Yesterday the Senate failed to pass a procedural vote on granting the president Trade Promotion Authority (TPA or so-called “fast-track“). As Ed Kilgore noted, this is probably not the end of the line for TPA. It will likely be brought up again very soon.
As I read commentary about the debate on this legislation, I often see an assumption that this TPA bill is exactly the same as others that have been approved in the past. Statements like this one from Senator Elizabeth Warren are regularly repeated.
The president has committed only to letting the public see this deal after Congress votes to authorize fast track. At that point it will be impossible for us to amend the agreement or to block any part of it without tanking the whole TPP. The TPP is basically done.
Here’s Steve Benen saying basically the same thing.
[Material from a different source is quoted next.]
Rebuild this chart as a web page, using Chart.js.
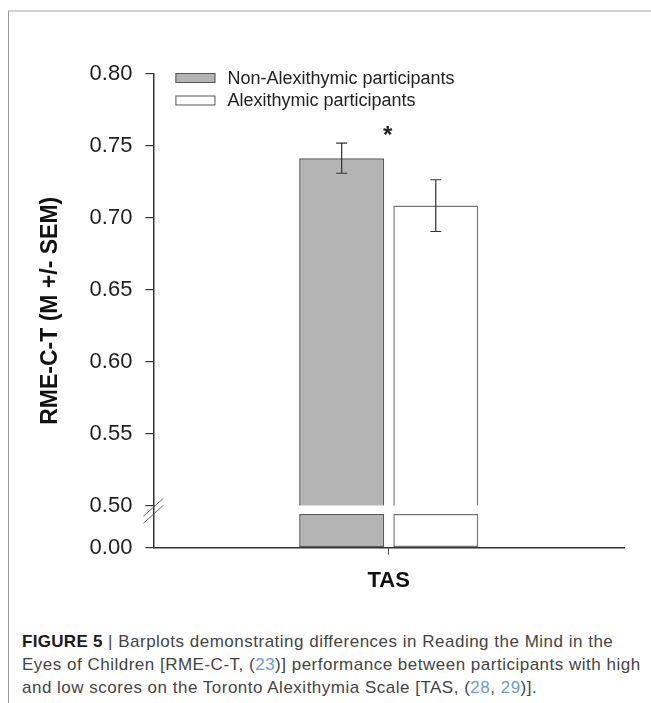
<!DOCTYPE html>
<html>
<head>
<meta charset="utf-8">
<script src="https://cdn.jsdelivr.net/npm/chart.js@4.4.1/dist/chart.umd.min.js"></script>
<style>
    html, body { margin: 0; padding: 0; background: #fff; }
    body { width: 651px; height: 703px; position: relative; overflow: hidden; }
    .frame {
        position: absolute; left: 8px; top: 10px; right: 0; bottom: 0;
        border-top: 2px solid #d2d2d2; border-left: 1px solid #9a9a9a;
    }
    .chart-box { position: absolute; left: 0; top: 0; width: 651px; height: 615px; }
    .caption {
        position: absolute; left: 22px; top: 630px; white-space: nowrap;
        font-family: "Liberation Sans", Arial, sans-serif; font-size: 17px;
        letter-spacing: 0.5px; line-height: 23px; color: #444;
    }
    .caption b { color: #1a1a1a; letter-spacing: 0.3px; }
    .caption .ref { color: #6f9ccb; }
</style>
</head>
<body>
<div class="frame"></div>
<div class="chart-box"><canvas id="rmeChart"></canvas></div>
<div class="caption">
    <b>FIGURE 5</b> | Barplots demonstrating differences in Reading the Mind in the<br>
    Eyes of Children [RME-C-T, (<span class="ref">23</span>)] performance between participants with high<br>
    and low scores on the Toronto Alexithymia Scale [TAS, (<span class="ref">28</span>, <span class="ref">29</span>)].
</div>

<script>
// data
const categories = ["TAS"];
const groupLabels = ["Non-Alexithymic participants", "Alexithymic participants"];
const nonAlexMean = [0.7415];
const nonAlexSem = [0.0105];
const alexMean = [0.7085];
const alexSem = [0.018];
const upperTicks = [0.50, 0.55, 0.60, 0.65, 0.70, 0.75, 0.80];
const lowerTicks = [0.00];

// axis break: lower panel runs 0 .. 0.50, stubs stop short of it
const BREAK_TOP = 0.50;
const STUB_TOP = 0.40;
const SIG_LEVEL = 0.757;

const fonts = "'Liberation Sans', Arial, sans-serif";
const ink = "#222";

const stub = (arr) => arr.map((v) => Math.min(v, STUB_TOP));

// error bars, significance star and axis-break marks
const annotations = {
    id: "annotations",
    afterDatasetsDraw(chart) {
        const { ctx, scales } = chart;
        const yHigh = scales.yHigh;
        const sems = [nonAlexSem, alexSem];
        const means = [nonAlexMean, alexMean];
        ctx.save();
        ctx.strokeStyle = "#333";
        ctx.lineWidth = 1.2;
        [0, 1].forEach((di) => {
            const meta = chart.getDatasetMeta(di);
            meta.data.forEach((bar, i) => {
                const top = yHigh.getPixelForValue(means[di][i] + sems[di][i]);
                const bot = yHigh.getPixelForValue(means[di][i] - sems[di][i]);
                ctx.beginPath();
                ctx.moveTo(bar.x, top);
                ctx.lineTo(bar.x, bot);
                ctx.moveTo(bar.x - 5.5, top);
                ctx.lineTo(bar.x + 5.5, top);
                ctx.moveTo(bar.x - 5.5, bot);
                ctx.lineTo(bar.x + 5.5, bot);
                ctx.stroke();
            });
        });

        // star between the bars
        ctx.fillStyle = ink;
        ctx.font = "bold 24px " + fonts;
        ctx.textAlign = "center";
        ctx.textBaseline = "middle";
        categories.forEach((c, i) => {
            ctx.fillText("*", scales.x.getPixelForValue(i) - 1, yHigh.getPixelForValue(SIG_LEVEL) + 1);
        });

        // break marks on the y axis
        const ax = chart.chartArea.left;
        const yc = (yHigh.getPixelForValue(BREAK_TOP) + scales.yLow.getPixelForValue(STUB_TOP)) / 2 + 1;
        ctx.strokeStyle = "#666";
        ctx.lineWidth = 1;
        [-3.5, 3.5].forEach((d) => {
            ctx.beginPath();
            ctx.moveTo(ax - 10, yc + d + 9);
            ctx.lineTo(ax + 10, yc + d - 9);
            ctx.stroke();
        });
        ctx.restore();
    },
};

// legend inside the plot area, top-left
const insideLegend = {
    id: "insideLegend",
    afterDraw(chart) {
        const { ctx, chartArea } = chart;
        const x0 = chartArea.left + 22;
        let y = chartArea.top + 4;
        ctx.save();
        ctx.font = "18px " + fonts;
        ctx.textBaseline = "middle";
        ctx.textAlign = "left";
        groupLabels.forEach((label, i) => {
            const ds = chart.data.datasets[i];
            ctx.fillStyle = ds.backgroundColor;
            ctx.strokeStyle = "#555";
            ctx.lineWidth = 1;
            ctx.fillRect(x0, y - 5, 40, 10);
            ctx.strokeRect(x0 + 0.5, y - 4.5, 39, 9);
            ctx.fillStyle = ink;
            ctx.fillText(label, x0 + 52, y + 1);
            y += 22.5;
        });
        ctx.restore();
    },
};

const barStyle = {
    borderWidth: 1.5,
    borderSkipped: false,
    categoryPercentage: 0.4,
    barPercentage: 0.9025,
};

const ctx = document.getElementById("rmeChart");
new Chart(ctx, {
    type: "bar",
    data: {
        labels: categories,
        datasets: [
            { label: groupLabels[0], data: nonAlexMean, yAxisID: "yHigh", stack: "non",
              backgroundColor: "#b4b4b4", borderColor: "#5a5a5a", ...barStyle },
            { label: groupLabels[1], data: alexMean, yAxisID: "yHigh", stack: "alex",
              backgroundColor: "#ffffff", borderColor: "#777777", ...barStyle },
            { label: groupLabels[0], data: stub(nonAlexMean), yAxisID: "yLow", stack: "non",
              backgroundColor: "#b4b4b4", borderColor: "#5a5a5a", ...barStyle },
            { label: groupLabels[1], data: stub(alexMean), yAxisID: "yLow", stack: "alex",
              backgroundColor: "#ffffff", borderColor: "#777777", ...barStyle },
        ],
    },
    options: {
        responsive: true,
        maintainAspectRatio: false,
        animation: false,
        layout: { padding: { left: 37, top: 74, right: 27, bottom: 8 } },
        plugins: {
            legend: { display: false },
            tooltip: { enabled: false },
        },
        scales: {
            x: {
                grid: { offset: false, drawOnChartArea: false, tickLength: 7, color: "#444", lineWidth: 1 },
                border: { color: "#333", width: 1.5 },
                ticks: { color: "#111", padding: 13, font: { family: fonts, size: 22, weight: "bold" } },
            },
            yLow: {
                position: "left",
                stack: "left",
                stackWeight: 42,
                stacked: false,
                min: 0,
                max: BREAK_TOP,
                afterBuildTicks: (s) => { s.ticks = lowerTicks.map((v) => ({ value: v })); },
                grid: { drawOnChartArea: false, tickLength: 8, color: "#333", lineWidth: 1.2 },
                border: { color: "#333", width: 1.5 },
                ticks: { color: ink, padding: 13, font: { family: fonts, size: 22 },
                         callback: (v) => Number(v).toFixed(2) },
            },
            yHigh: {
                position: "left",
                stack: "left",
                stackWeight: 431,
                stacked: false,
                min: upperTicks[0],
                max: upperTicks[upperTicks.length - 1],
                afterBuildTicks: (s) => { s.ticks = upperTicks.map((v) => ({ value: v })); },
                grid: { drawOnChartArea: false, tickLength: 8, color: "#333", lineWidth: 1.2 },
                border: { color: "#333", width: 1.5 },
                ticks: { color: ink, padding: 13, font: { family: fonts, size: 22 },
                         callback: (v) => Number(v).toFixed(2) },
            },
            yTitle: {
                position: "left",
                weight: 10,
                grid: { display: false, drawTicks: false },
                border: { display: false },
                ticks: { display: false },
                title: {
                    display: true,
                    text: "RME-C-T (M +/- SEM)",
                    color: "#111",
                    padding: { top: 0, bottom: 12 },
                    font: { family: fonts, size: 23, weight: "bold" },
                },
            },
        },
    },
    plugins: [annotations, insideLegend],
});
</script>
</body>
</html>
At issue is something called “trade-promotion authority” – also known as “fast-track” – which is intended to streamline the process. As we discussed a month ago, the proposal would empower President Obama to move forward on the Trans-Pacific Partnership, negotiating its specific provisions. If successful, the White House would then present a finished TPP to Congress for an up-or-down vote – with no amendments.
Lawmakers would effectively have a take-it-or-leave-it opportunity.
And finally, here’s Caitlin MacNeal:
“Fast track” authority would limit Congress to a simple up or down vote on the TPP without amending the deal.
That’s pretty much how TPA is being described across the board. Those statements would be accurate if we were talking about trade promotion authority that has been approved in the past. But for the first time, the current TPA bill (you can download it from that link) contains the ability for Congress to pass a “procedural disapproval resolution” after a particular trade agreement is presented to them. Such a resolution can be presented for several reasons, but the most likely would be that it fails to adhere to the “trade negotiation objectives” outlined in the bill (IOW, a pretty open door). If such a resolution were to pass, it negates trade promotion authority and consideration of the agreement would then be open to amendments and a filibuster.
All of this is available to Congress AFTER a negotiated trade deal has been finalized and made available to the public. In other words, lawmakers would have three options:
1. Approve the trade deal
2. Reject the trade deal
3. Pass a procedural disapproval resolution and open up debate on amendments
Such a resolution would require 60 votes in the Senate to pass. But given that the opponents of TPA required 60 votes to approve it, the fact that dissolving it also requires 60 votes makes sense.